▸ **SUPPLIED MATERIAL**
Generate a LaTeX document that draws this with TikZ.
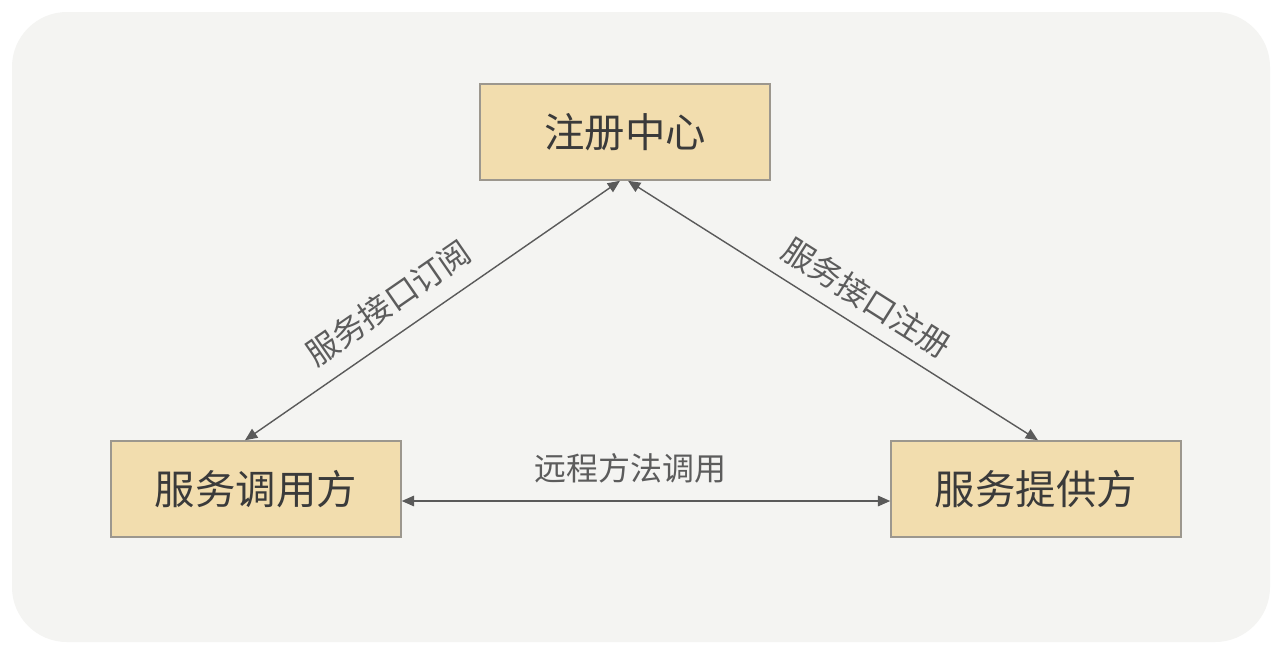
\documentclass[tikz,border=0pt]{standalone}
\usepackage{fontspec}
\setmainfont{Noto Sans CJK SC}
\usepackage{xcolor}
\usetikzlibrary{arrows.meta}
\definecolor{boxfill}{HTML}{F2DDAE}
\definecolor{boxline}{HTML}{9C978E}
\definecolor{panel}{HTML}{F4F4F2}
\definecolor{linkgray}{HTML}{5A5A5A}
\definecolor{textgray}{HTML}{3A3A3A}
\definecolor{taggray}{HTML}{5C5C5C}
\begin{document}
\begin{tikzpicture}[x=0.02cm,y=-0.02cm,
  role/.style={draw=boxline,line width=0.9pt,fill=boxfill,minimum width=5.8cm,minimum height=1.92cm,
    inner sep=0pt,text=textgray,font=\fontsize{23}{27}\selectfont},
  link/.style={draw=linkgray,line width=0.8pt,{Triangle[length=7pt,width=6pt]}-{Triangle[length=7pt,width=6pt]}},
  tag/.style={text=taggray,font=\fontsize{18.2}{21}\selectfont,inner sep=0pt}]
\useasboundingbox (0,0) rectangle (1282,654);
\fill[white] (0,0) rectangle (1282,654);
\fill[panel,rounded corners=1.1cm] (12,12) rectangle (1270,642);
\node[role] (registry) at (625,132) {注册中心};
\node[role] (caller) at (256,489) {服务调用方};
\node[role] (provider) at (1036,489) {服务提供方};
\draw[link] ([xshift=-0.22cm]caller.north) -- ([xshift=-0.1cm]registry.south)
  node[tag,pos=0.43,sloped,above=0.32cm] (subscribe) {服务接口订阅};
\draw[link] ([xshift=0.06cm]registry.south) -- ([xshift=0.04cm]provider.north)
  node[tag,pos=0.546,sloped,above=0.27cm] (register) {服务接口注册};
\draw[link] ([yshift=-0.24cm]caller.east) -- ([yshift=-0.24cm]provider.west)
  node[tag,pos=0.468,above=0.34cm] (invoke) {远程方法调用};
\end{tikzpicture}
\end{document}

▸ **WORK TO DO**
Make an exact copy of the listing above. Do not include the pictures.

▸ **RESULT FOR THIS EXERCISE**
Generate a LaTeX document that draws this with TikZ.
\documentclass[tikz,border=0pt]{standalone}
\usepackage{fontspec}
\setmainfont{Noto Sans CJK SC}
\usepackage{xcolor}
\usetikzlibrary{arrows.meta}
\definecolor{boxfill}{HTML}{F2DDAE}
\definecolor{boxline}{HTML}{9C978E}
\definecolor{panel}{HTML}{F4F4F2}
\definecolor{linkgray}{HTML}{5A5A5A}
\definecolor{textgray}{HTML}{3A3A3A}
\definecolor{taggray}{HTML}{5C5C5C}
\begin{document}
\begin{tikzpicture}[x=0.02cm,y=-0.02cm,
  role/.style={draw=boxline,line width=0.9pt,fill=boxfill,minimum width=5.8cm,minimum height=1.92cm,
    inner sep=0pt,text=textgray,font=\fontsize{23}{27}\selectfont},
  link/.style={draw=linkgray,line width=0.8pt,{Triangle[length=7pt,width=6pt]}-{Triangle[length=7pt,width=6pt]}},
  tag/.style={text=taggray,font=\fontsize{18.2}{21}\selectfont,inner sep=0pt}]
\useasboundingbox (0,0) rectangle (1282,654);
\fill[white] (0,0) rectangle (1282,654);
\fill[panel,rounded corners=1.1cm] (12,12) rectangle (1270,642);
\node[role] (registry) at (625,132) {注册中心};
\node[role] (caller) at (256,489) {服务调用方};
\node[role] (provider) at (1036,489) {服务提供方};
\draw[link] ([xshift=-0.22cm]caller.north) -- ([xshift=-0.1cm]registry.south)
  node[tag,pos=0.43,sloped,above=0.32cm] (subscribe) {服务接口订阅};
\draw[link] ([xshift=0.06cm]registry.south) -- ([xshift=0.04cm]provider.north)
  node[tag,pos=0.546,sloped,above=0.27cm] (register) {服务接口注册};
\draw[link] ([yshift=-0.24cm]caller.east) -- ([yshift=-0.24cm]provider.west)
  node[tag,pos=0.468,above=0.34cm] (invoke) {远程方法调用};
\end{tikzpicture}
\end{document}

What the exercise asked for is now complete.